## Exercise task
Write out again, word for word, the lines below from the line that holds "Emit a Python" through the line that holds "from matplotlib.patches import", omitting pictures.

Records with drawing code

= = = = =

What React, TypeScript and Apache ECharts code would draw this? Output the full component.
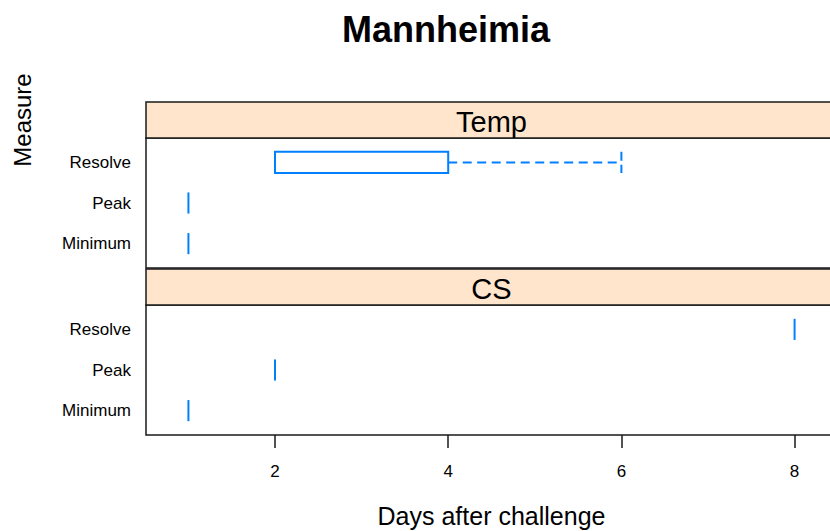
import React, { useEffect, useRef } from "react";
import * as echarts from "echarts";

const measures = ["Minimum", "Peak", "Resolve"];
const panels = ["Temp", "CS"];
// five-number summaries [min, q1, median, q3, max] for Minimum, Peak, Resolve
const tempStats = [
  [1, 1, 1, 1, 1],
  [1, 1, 1, 1, 1],
  [2, 2, 2, 4, 6],
];
const csStats = [
  [1, 1, 1, 1, 1],
  [2, 2, 2, 2, 2],
  [8, 8, 8, 8, 8],
];
const xTicks = [2, 4, 6, 8];

const FONT = "Liberation Sans, Arial, Helvetica, sans-serif";
const BLUE = "#0080ff";
const FRAME = "#1a1a1a";

const GL = 146;
const GW = 691;
const grids = [
  { top: 138, height: 130 },
  { top: 305, height: 130 },
];
const stripH = 36;

function renderItem(params: any, api: any) {
  const y = api.value(0);
  const mn = api.value(1);
  const q1 = api.value(2);
  const md = api.value(3);
  const q3 = api.value(4);
  const mx = api.value(5);
  const h = api.size([0, 0.52])[1];
  const pMin = api.coord([mn, y]);
  const pQ1 = api.coord([q1, y]);
  const pMd = api.coord([md, y]);
  const pQ3 = api.coord([q3, y]);
  const pMax = api.coord([mx, y]);
  const cy = pMd[1];
  const children: any[] = [];
  const dashed = { stroke: BLUE, lineWidth: 2, lineDash: [9, 5.5] };
  const capDash = { stroke: BLUE, lineWidth: 2, lineDash: [9, 4] };
  if (q1 > mn) {
    children.push({ type: "line", shape: { x1: pMin[0], y1: cy, x2: pQ1[0], y2: cy }, style: dashed });
    children.push({ type: "line", shape: { x1: pMin[0], y1: cy - h / 2, x2: pMin[0], y2: cy + h / 2 }, style: capDash });
  }
  if (mx > q3) {
    children.push({ type: "line", shape: { x1: pQ3[0], y1: cy, x2: pMax[0], y2: cy }, style: dashed });
    children.push({ type: "line", shape: { x1: pMax[0], y1: cy - h / 2, x2: pMax[0], y2: cy + h / 2 }, style: capDash });
  }
  if (q3 > q1) {
    children.push({
      type: "rect",
      shape: { x: pQ1[0], y: cy - h / 2, width: pQ3[0] - pQ1[0], height: h },
      style: { fill: "rgba(0,0,0,0)", stroke: BLUE, lineWidth: 2 },
    });
  }
  children.push({
    type: "line",
    shape: { x1: pMd[0], y1: cy - h / 2, x2: pMd[0], y2: cy + h / 2 },
    style: { stroke: BLUE, lineWidth: 2 },
  });
  return { type: "group", children };
}

export default function App() {
  const ref = useRef<HTMLDivElement>(null);
  useEffect(() => {
    if (!ref.current) return;
    const chart = echarts.init(ref.current, undefined, { renderer: "svg" });
    const allStats = [tempStats, csStats];
    const option: any = {
      animation: false,
      backgroundColor: "#ffffff",
      textStyle: { fontFamily: FONT },
      title: {
        text: "Mannheimia",
        left: 441,
        textAlign: "center",
        top: 6,
        textStyle: { fontFamily: FONT, fontSize: 36, fontWeight: "bold", color: "#000" },
      },
      grid: grids.map((g) => ({
        left: GL,
        top: g.top,
        width: GW,
        height: g.height,
        show: false,
        outerBoundsMode: "none",
        containLabel: false,
      })),
      xAxis: grids.map((g, i) => ({
        type: "value",
        gridIndex: i,
        min: 0.51,
        max: 8.49,
        show: i === 1,
        splitLine: { show: false },
        axisLine: { show: false },
        axisTick: {
          show: true,
          customValues: xTicks,
          length: 13,
          lineStyle: { color: FRAME, width: 1.5 },
        },
        axisLabel: {
          customValues: xTicks,
          fontSize: 17,
          color: "#000",
          margin: 28,
          fontFamily: FONT,
        },
        name: i === 1 ? "Days after challenge" : "",
        nameLocation: "middle",
        nameGap: 68,
        nameTextStyle: { fontSize: 25, color: "#000", fontFamily: FONT },
      })),
      yAxis: grids.map((g, i) => ({
        type: "value",
        gridIndex: i,
        min: 0.4,
        max: 3.6,
        splitLine: { show: false },
        axisLine: { show: false },
        axisTick: { show: false },
        axisLabel: {
          customValues: [1, 2, 3],
          formatter: (v: number) => measures[Math.round(v) - 1],
          fontSize: 17,
          color: "#000",
          margin: 15,
          fontFamily: FONT,
        },
      })),
      graphic: [
        ...grids.map((g) => ({
          type: "rect",
          shape: { x: GL, y: g.top, width: GW, height: g.height },
          style: { fill: "rgba(0,0,0,0)", stroke: FRAME, lineWidth: 1.5 },
          z: -1,
        })),
        ...grids.map((g) => ({
          type: "rect",
          shape: { x: GL, y: g.top - stripH, width: GW, height: stripH },
          style: { fill: "#ffe5cc", stroke: FRAME, lineWidth: 1.5 },
        })),
        ...grids.map((g, i) => ({
          type: "text",
          x: GL + GW / 2,
          y: g.top - stripH / 2 + 2,
          style: {
            text: panels[i],
            fontSize: 29,
            fontFamily: FONT,
            fill: "#000",
            align: "center",
            verticalAlign: "middle",
          },
        })),
        {
          type: "text",
          x: 22,
          y: 120,
          rotation: Math.PI / 2,
          style: {
            text: "Measure",
            fontSize: 24,
            fontFamily: FONT,
            fill: "#000",
            align: "center",
            verticalAlign: "middle",
          },
        },
      ],
      series: allStats.map((stats, i) => ({
        type: "custom",
        coordinateSystem: "cartesian2d",
        xAxisIndex: i,
        yAxisIndex: i,
        renderItem,
        encode: { x: [1, 2, 3, 4, 5], y: 0 },
        data: stats.map((s, k) => [k + 1, ...s]),
        clip: false,
      })),
    };
    chart.setOption(option);
    return () => chart.dispose();
  }, []);
  return (
    <div
      ref={ref}
      style={{ position: "absolute", left: 0, top: 0, width: 830, height: 531 }}
    />
  );
}
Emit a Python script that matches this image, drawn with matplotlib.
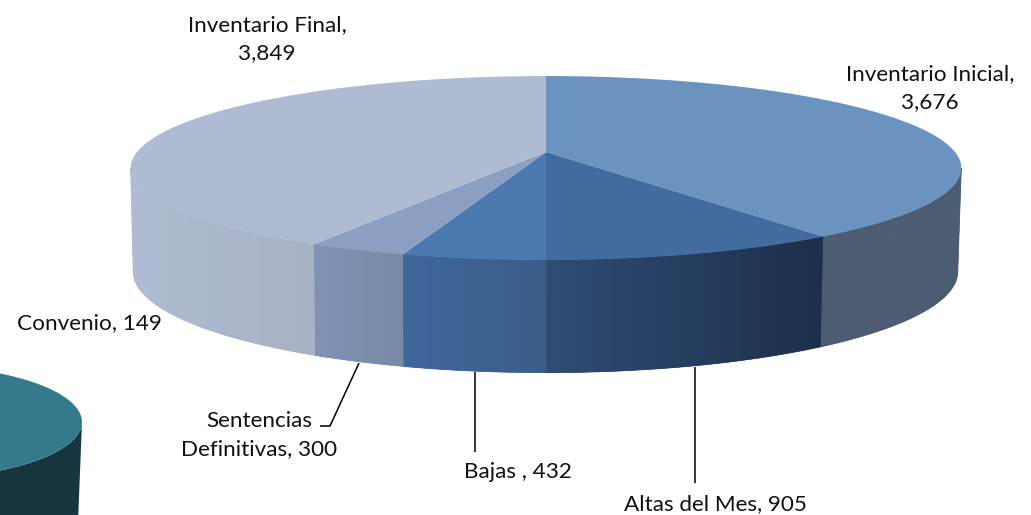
import numpy as np
import matplotlib
matplotlib.use("Agg")
import matplotlib.pyplot as plt
from matplotlib.transforms import Transform
from matplotlib.colors import to_rgb
from matplotlib.patches import Ellipse, Polygon

# ---- data ----
slice_names = ["Inventario Inicial", "Altas del Mes", "Bajas ", "Sentencias Definitivas", "Inventario Final"]
slice_values = [3676, 905, 432, 300, 3849]
# labelled in the chart, but it has no visible slice
extra_name = "Convenio"
extra_value = 149

# ---- styles ----
top_colors = ["#6b93c0", "#426b9e", "#4a7ab0", "#8a9fc1", "#aebbd3"]
# wall colours: (at the left end of the slice's wall, at the right end)
wall_colors = [("#4c5c72", "#4c5c72"), ("#2f4d75", "#1d2f4a"), ("#3f689d", "#3a5c88"),
               ("#7f93b6", "#7a8aa5"), ("#b0bcd3", "#a7b2c6")]
plt.rcParams["font.family"] = ["Lato", "DejaVu Sans"]
FS = 16.2
TXT = "#111111"


class Tilt(Transform):
    """Projects the unit pie onto the picture with the chart's 3-D perspective."""
    input_dims = 2
    output_dims = 2

    def __init__(self, cx, cy, a, b, k):
        super().__init__()
        self.cx, self.cy, self.a, self.b, self.k = cx, cy, a, b, k

    def transform_non_affine(self, pts):
        pts = np.asarray(pts, float)
        w = 1 + self.k * pts[:, 1]
        return np.column_stack([self.cx + self.a * pts[:, 0] / w,
                                self.cy - self.b * pts[:, 1] / w])


fig = plt.figure(figsize=(10.31, 5.15), dpi=100)
ax = fig.add_axes([0, 0, 1, 1])

K = 0.174
top_tf = Tilt(546, 152, 409, 89.2, K)
bottom_tf = Tilt(545.5, 254, 406, 98, K)

# walls of the front half: a flat underlay and a clipped horizontal gradient
angles = np.cumsum([0] + slice_values) / sum(slice_values) * 360
vis_lo = np.degrees(np.arccos(-K))
vis_hi = 360 - vis_lo
for i in range(len(slice_values)):
    lo, hi = max(angles[i], vis_lo), min(angles[i + 1], vis_hi)
    if hi <= lo:
        continue
    th = np.radians(np.linspace(lo, hi, 90))
    unit = np.column_stack([np.sin(th), np.cos(th)])
    up, dn = top_tf.transform(unit), bottom_tf.transform(unit)
    outline = np.vstack([up, dn[::-1]])
    c0, c1 = np.array(to_rgb(wall_colors[i][0])), np.array(to_rgb(wall_colors[i][1]))
    base = Polygon(outline, closed=True, facecolor=(c0 + c1) / 2, edgecolor=(c0 + c1) / 2, lw=0.5, zorder=2)
    ax.add_patch(base)
    x0, x1 = outline[:, 0].min(), outline[:, 0].max()
    y0, y1 = outline[:, 1].min(), outline[:, 1].max()
    grad = np.linspace(0, 1, 64)[None, :, None] * (c1 - c0) + c0
    im = ax.imshow(grad, extent=(x0, x1, y1, y0), aspect="auto", interpolation="bilinear", zorder=2.1)
    im.set_clip_path(Polygon(outline, closed=True, transform=ax.transData))

# top face
wedges, _ = ax.pie(slice_values, colors=top_colors, startangle=90, counterclock=False, radius=1,
                   wedgeprops=dict(linewidth=0))
for w in wedges:
    w.set_transform(top_tf + ax.transData)
    w.set_zorder(3)

# fragment of the neighbouring pie, lower-left
t2 = np.radians(np.linspace(0, 90, 40))
wall2 = np.vstack([np.column_stack([-90 + 172 * np.cos(t2), 422 + 57 * np.sin(t2)])[::-1],
                   np.column_stack([-90 + 168 * np.cos(t2), 522 + 57 * np.sin(t2)])])
ax.add_patch(Polygon(wall2, closed=True, facecolor="#17363f", edgecolor="none", zorder=2))
ax.add_patch(Ellipse((-90, 422), 344, 114, facecolor="#357a8c", edgecolor="none", zorder=3))

ax.set_aspect("auto")
ax.set_xlim(0, 1031)
ax.set_ylim(515, 0)
ax.axis("off")

# leader lines
for xs_, ys_ in [([359, 330, 320], [363, 426, 426]), ([475, 475], [372, 452]), ([695, 695], [367, 483])]:
    ax.plot(xs_, ys_, color="black", lw=1.1, zorder=4, solid_capstyle="butt", solid_joinstyle="miter")


def label(name, value):
    return f"{name}, {value:,}"


def txt(x, y, s):
    ax.text(x, y, s, ha="center", va="center", fontsize=FS, color=TXT, linespacing=1.55, zorder=5)


txt(267, 39, f"{slice_names[4]},\n{slice_values[4]:,}")
txt(930, 88, f"{slice_names[0]},\n{slice_values[0]:,}")
txt(89, 323, label(extra_name, extra_value))
sn = slice_names[3].split()
txt(259, 435, f"{sn[0]}\n{sn[1]}, {slice_values[3]}")
txt(518, 472, label(slice_names[2], slice_values[2]))
txt(716, 504, label(slice_names[1], slice_values[1]))

fig.savefig("out.png", dpi=100)
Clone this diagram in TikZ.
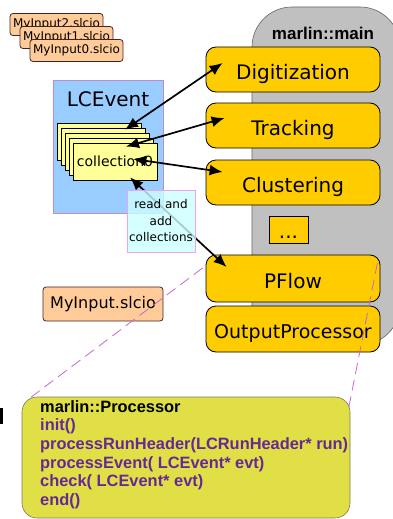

= = = = =

## Result of this exercise
Emit a Python script that matches this image, drawn with matplotlib.
import numpy as np
import matplotlib
matplotlib.use("Agg")
import matplotlib.pyplot as plt
from matplotlib.transforms import Transform
from matplotlib.colors import to_rgb
from matplotlib.patches import Ellipse, Polygon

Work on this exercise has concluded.